[What to work on] Search the listing below for the string "with" and copy every line where it occurs.

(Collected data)
━━━━━━

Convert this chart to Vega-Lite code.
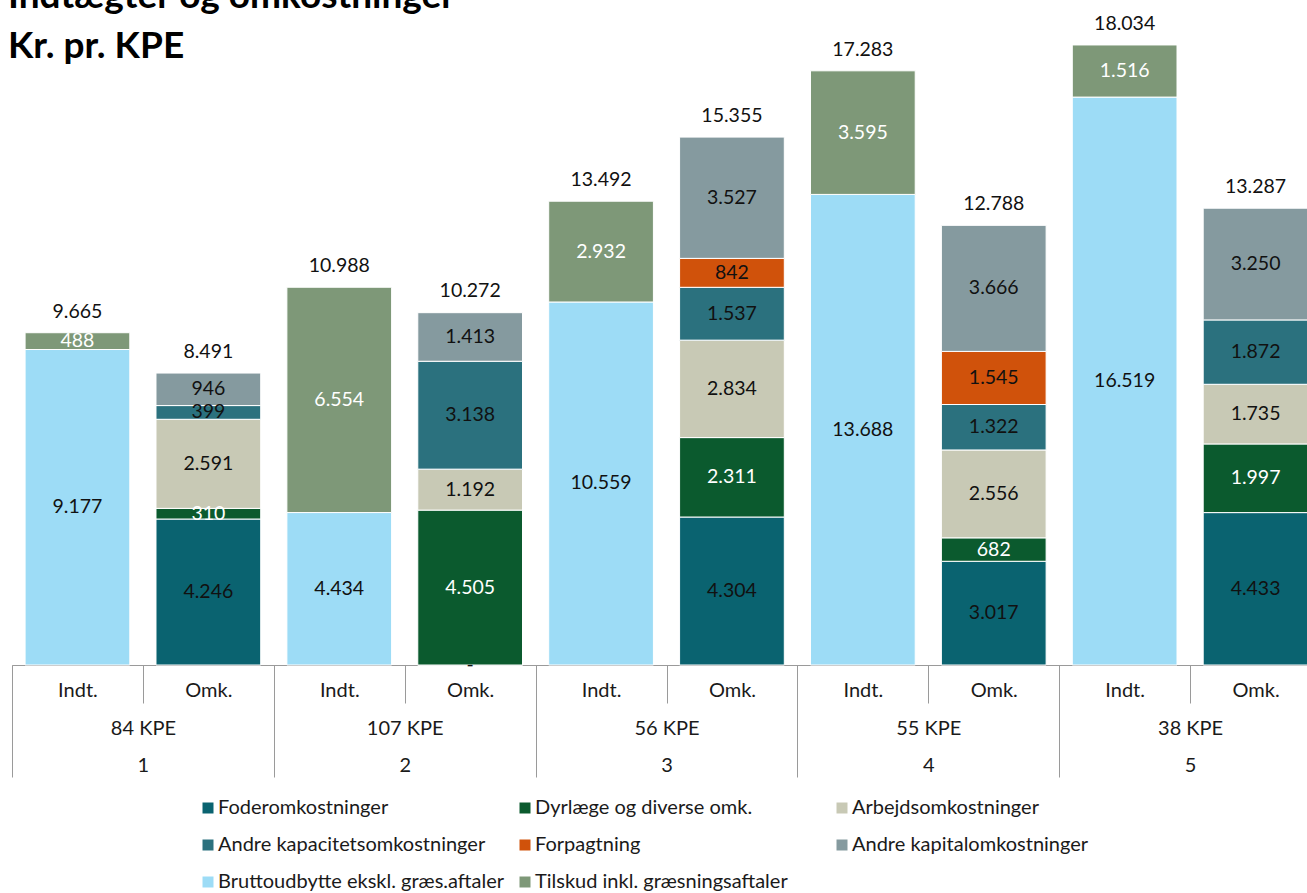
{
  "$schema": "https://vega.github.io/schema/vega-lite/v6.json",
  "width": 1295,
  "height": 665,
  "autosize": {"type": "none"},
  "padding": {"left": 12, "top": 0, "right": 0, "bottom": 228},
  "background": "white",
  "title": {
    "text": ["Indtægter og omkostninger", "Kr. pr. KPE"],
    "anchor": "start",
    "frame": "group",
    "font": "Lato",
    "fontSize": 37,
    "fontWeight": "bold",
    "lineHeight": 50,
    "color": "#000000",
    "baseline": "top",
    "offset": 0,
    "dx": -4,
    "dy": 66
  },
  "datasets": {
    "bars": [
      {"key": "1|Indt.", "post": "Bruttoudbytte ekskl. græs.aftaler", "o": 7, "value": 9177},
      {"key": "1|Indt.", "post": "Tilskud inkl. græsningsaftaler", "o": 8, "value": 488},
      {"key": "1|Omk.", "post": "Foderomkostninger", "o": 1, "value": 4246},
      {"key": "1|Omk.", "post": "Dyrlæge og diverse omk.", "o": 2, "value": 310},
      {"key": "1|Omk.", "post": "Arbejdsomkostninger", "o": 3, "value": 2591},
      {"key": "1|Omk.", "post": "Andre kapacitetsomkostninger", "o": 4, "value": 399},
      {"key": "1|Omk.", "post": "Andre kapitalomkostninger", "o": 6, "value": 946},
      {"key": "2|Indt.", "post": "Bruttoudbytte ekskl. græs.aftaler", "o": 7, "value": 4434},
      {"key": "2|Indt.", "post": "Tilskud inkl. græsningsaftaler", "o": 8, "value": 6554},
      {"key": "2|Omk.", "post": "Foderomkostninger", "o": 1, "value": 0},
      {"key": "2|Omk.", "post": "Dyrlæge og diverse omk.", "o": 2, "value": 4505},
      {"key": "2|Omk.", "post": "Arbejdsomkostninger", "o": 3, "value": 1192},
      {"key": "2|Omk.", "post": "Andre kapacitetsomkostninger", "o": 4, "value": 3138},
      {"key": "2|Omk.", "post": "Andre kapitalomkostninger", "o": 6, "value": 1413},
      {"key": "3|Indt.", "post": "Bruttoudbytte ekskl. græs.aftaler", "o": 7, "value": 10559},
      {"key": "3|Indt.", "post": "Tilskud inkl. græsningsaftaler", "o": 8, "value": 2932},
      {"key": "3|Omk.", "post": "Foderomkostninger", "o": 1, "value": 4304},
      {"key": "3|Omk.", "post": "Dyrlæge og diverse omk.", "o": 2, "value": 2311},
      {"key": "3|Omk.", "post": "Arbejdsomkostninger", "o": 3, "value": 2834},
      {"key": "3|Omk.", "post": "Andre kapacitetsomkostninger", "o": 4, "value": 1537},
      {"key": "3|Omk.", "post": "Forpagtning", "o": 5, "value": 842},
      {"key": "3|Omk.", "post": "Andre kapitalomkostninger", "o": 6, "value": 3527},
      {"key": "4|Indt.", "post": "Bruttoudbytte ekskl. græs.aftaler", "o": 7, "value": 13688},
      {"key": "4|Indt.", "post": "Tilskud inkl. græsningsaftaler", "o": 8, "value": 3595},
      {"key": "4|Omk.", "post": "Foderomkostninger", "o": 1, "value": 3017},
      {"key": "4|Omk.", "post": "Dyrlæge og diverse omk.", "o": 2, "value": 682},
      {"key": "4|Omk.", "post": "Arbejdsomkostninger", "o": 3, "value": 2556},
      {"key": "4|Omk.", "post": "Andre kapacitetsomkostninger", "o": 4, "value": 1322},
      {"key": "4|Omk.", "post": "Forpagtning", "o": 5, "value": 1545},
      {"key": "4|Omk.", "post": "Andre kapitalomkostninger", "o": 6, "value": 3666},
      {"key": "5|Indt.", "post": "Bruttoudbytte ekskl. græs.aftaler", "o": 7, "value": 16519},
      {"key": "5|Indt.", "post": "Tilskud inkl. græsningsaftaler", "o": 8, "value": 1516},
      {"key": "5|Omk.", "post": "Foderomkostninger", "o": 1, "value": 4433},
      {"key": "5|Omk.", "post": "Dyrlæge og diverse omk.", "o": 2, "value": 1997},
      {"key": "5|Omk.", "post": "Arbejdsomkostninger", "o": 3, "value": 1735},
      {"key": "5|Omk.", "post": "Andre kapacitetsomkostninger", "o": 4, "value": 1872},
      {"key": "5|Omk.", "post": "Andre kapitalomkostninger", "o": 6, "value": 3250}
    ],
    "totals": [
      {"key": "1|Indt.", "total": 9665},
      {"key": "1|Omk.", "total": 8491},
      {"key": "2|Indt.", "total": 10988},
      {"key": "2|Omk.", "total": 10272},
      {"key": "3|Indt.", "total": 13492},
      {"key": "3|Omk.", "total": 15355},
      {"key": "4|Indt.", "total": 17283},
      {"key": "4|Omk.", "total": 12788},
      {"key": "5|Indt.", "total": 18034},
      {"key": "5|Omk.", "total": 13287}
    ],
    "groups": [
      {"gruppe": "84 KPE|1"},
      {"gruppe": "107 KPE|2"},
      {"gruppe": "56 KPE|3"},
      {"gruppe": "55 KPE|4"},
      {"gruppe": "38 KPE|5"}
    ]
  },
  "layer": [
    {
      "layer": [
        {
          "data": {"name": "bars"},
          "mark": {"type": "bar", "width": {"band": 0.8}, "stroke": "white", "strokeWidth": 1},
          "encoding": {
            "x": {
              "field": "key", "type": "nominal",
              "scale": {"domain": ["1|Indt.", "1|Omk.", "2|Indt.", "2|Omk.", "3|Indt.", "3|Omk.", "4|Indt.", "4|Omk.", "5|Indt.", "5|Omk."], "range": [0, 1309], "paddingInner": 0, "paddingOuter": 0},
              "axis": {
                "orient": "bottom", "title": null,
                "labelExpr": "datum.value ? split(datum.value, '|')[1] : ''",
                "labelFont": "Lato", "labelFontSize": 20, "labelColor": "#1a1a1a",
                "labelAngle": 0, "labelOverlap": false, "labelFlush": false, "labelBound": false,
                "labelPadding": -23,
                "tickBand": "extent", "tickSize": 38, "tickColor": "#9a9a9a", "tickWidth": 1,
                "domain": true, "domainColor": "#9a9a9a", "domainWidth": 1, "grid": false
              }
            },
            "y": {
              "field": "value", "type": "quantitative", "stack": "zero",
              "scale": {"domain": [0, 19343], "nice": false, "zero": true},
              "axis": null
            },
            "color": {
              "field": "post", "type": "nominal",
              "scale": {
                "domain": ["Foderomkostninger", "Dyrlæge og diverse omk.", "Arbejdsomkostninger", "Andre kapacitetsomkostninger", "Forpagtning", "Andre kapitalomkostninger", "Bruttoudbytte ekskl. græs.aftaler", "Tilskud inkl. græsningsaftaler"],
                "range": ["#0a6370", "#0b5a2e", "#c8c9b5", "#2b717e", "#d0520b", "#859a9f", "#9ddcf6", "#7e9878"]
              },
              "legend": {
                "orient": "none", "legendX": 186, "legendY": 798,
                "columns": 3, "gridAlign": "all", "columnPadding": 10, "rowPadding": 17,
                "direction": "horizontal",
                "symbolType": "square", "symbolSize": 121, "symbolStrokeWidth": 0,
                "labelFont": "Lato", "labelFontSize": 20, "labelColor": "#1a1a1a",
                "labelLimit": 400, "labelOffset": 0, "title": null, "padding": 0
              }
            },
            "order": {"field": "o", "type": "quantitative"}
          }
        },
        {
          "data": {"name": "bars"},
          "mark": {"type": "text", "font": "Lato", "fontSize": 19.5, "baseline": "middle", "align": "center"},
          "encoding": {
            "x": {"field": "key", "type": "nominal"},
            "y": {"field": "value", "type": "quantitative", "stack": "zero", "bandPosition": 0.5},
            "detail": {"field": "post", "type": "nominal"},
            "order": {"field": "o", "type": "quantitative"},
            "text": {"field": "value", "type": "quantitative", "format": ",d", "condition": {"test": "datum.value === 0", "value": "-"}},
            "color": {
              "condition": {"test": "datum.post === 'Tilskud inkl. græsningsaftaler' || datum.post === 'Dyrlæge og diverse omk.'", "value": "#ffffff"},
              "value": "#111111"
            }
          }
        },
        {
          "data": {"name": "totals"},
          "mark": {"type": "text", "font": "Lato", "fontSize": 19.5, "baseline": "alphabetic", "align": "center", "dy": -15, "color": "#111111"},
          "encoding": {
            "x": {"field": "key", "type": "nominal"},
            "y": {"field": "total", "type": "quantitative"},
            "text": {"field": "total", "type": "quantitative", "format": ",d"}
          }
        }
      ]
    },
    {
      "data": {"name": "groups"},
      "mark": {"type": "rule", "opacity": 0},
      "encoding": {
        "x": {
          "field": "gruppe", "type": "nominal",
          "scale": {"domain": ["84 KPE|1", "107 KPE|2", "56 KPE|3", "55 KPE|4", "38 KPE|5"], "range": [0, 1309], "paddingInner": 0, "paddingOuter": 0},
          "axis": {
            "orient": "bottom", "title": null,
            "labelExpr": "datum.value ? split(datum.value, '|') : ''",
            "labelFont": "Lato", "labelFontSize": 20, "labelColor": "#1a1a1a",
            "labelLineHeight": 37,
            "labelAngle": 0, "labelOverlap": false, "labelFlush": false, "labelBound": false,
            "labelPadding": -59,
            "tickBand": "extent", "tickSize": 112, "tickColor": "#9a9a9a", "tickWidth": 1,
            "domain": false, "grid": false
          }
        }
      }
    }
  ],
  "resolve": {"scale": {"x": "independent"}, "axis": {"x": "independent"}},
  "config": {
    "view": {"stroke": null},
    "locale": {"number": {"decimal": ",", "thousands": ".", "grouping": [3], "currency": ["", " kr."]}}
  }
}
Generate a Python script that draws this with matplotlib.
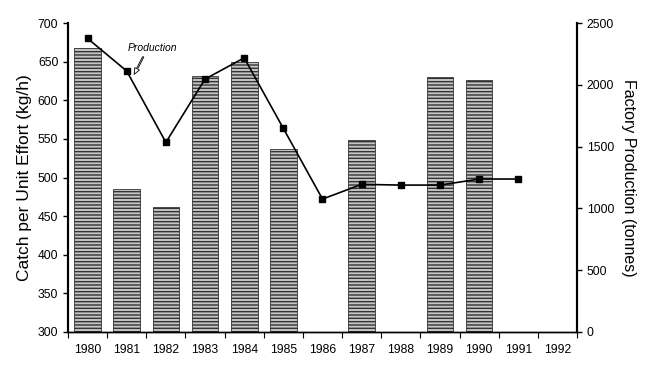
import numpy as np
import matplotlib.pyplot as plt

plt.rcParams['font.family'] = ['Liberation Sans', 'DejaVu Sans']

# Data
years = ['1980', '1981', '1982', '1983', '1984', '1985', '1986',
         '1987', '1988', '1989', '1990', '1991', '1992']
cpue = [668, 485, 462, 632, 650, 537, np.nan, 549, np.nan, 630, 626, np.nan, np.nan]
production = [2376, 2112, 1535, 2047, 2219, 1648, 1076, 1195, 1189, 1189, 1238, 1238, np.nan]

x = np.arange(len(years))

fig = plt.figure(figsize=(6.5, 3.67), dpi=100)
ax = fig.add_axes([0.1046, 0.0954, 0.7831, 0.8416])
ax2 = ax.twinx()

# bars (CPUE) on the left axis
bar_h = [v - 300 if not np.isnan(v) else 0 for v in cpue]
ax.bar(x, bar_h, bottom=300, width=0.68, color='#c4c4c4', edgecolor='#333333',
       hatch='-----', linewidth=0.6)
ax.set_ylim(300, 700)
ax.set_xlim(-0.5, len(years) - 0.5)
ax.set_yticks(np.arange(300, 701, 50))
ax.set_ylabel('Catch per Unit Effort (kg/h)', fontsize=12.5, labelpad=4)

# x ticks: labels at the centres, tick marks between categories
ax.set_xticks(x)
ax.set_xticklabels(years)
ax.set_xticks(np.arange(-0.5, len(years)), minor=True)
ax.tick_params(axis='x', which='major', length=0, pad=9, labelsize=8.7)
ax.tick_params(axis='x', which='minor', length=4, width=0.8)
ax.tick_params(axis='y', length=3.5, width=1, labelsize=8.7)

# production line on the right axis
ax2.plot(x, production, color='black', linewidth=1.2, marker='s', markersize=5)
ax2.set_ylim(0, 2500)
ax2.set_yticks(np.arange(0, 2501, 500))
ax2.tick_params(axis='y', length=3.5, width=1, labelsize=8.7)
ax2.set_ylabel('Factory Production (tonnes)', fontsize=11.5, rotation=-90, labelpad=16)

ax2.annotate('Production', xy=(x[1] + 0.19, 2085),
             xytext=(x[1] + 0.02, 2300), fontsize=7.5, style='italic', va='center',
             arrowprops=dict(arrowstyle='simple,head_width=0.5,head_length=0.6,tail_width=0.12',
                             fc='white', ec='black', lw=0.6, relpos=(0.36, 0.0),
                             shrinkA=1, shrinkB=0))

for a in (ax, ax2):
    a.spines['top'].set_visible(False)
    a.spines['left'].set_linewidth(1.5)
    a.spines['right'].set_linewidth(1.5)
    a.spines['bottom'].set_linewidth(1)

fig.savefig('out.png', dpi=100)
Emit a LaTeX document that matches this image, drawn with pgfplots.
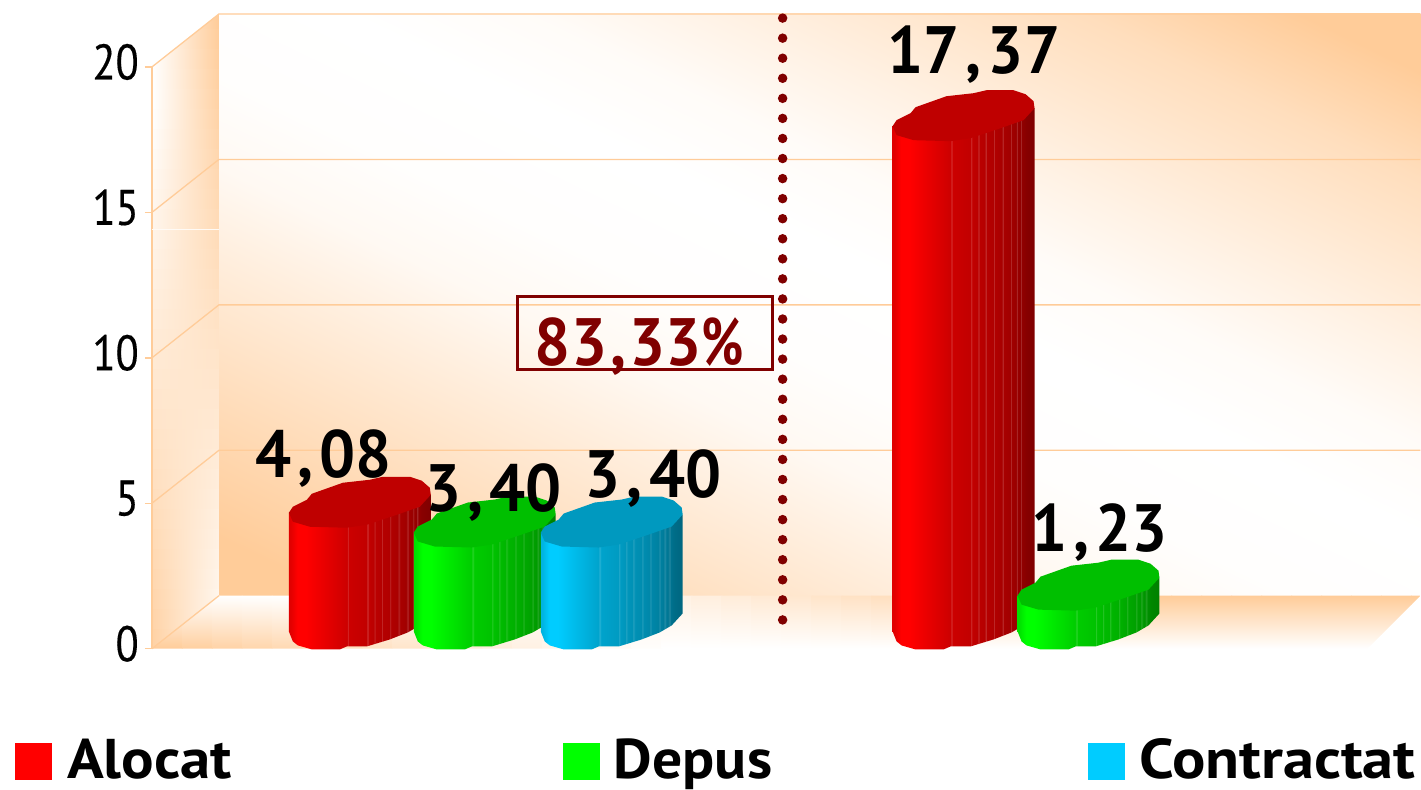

━━━━━━

[Written response]
Generate a Python script that draws this with matplotlib.
Emit a LaTeX document that matches this image, drawn with pgfplots.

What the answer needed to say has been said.